Mon pied gauche me le permettant, je marche jusqu’au carrefour Parmentier Chemin Vert et déjeune au Palais de Pékin pour douze euros (quart de vin blanc compris) puis je remonte vers le Père Lachaise et m’arrête à La Petite Rockette.
Depuis mon dernier passage, une affichette a été ajoutée dans le coin bouquinerie : « Scan de livres interdit, cette librairie est destinée à rendre le livre accessible, pas à alimenter Amazon ». Cet avertissement est inopérant, un jeune homme explore le rayon Livres d’Art avec son téléphone. Je trouve là le Journal d’Aimée de Coigny sous-titré La jeune captive (Librairie Académique Perrin), un exemplaire ayant appartenu à Bibliothèque du Comité d’Etablissemnt du Crédit Foncier de France et que je paie un euro.
Pour reprendre le métro, je vais à Père Lachaise. Sur le mur du cimetière ont été installés des panneaux où sont énumérés, année par année, les noms des morts parisiens de la Grande Guerre. Cela fait une belle longueur. Je regarde à l’année mil neuf cent quatorze si mon patronyme y figure. Non. Je n’ai pas le courage de marcher plus loin pour faire de même avec les autres années.
La ligne Huit me mène à Quatre Septembre où chez Book-Off je trouve à un euro La Mémoire d’un port, Le Havre d’Armand Frémont (Arléa). Une loterie est organisée par la boutique. On pioche une bille. Selon sa couleur, on gagne un sac à tout, un badge, un aimant, etc. Si elle est blanche, on a perdu. C’est mon cas.

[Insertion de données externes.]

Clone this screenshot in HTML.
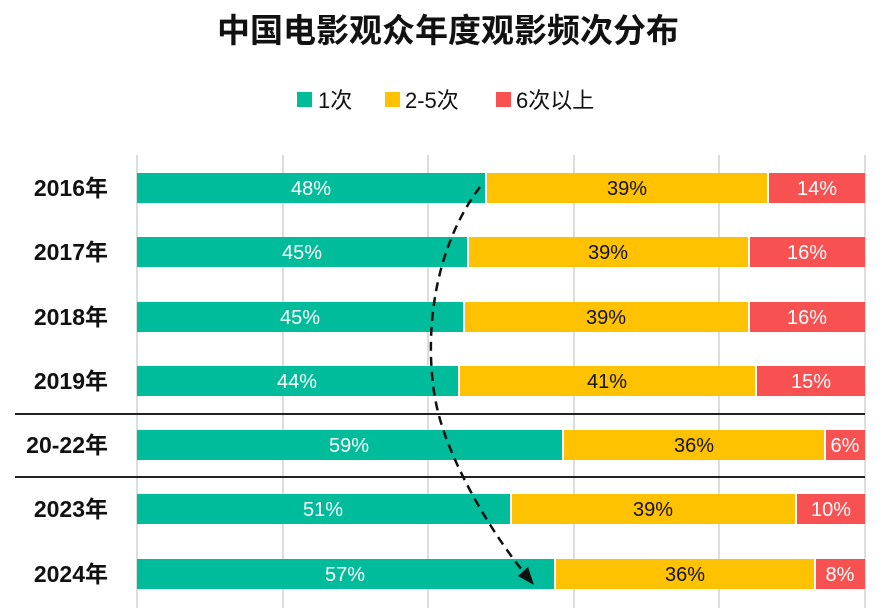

« Regarder, c’est souvent plus pratique de le faire avec les yeux », me fait remarquer le contrôleur du train de seize heures quarante-huit par lequel je rentre à Rouen. Il fait allusion au titre du livre que je lis, une étude des œuvres de Jules Verne par Jean-Yves Tadié publiée chez Gallimard dont le titre est Regarde de tous tes yeux, regarde ! Ce n’est qu’à ce moment que je prends conscience de ce qu’il signifie pour moi.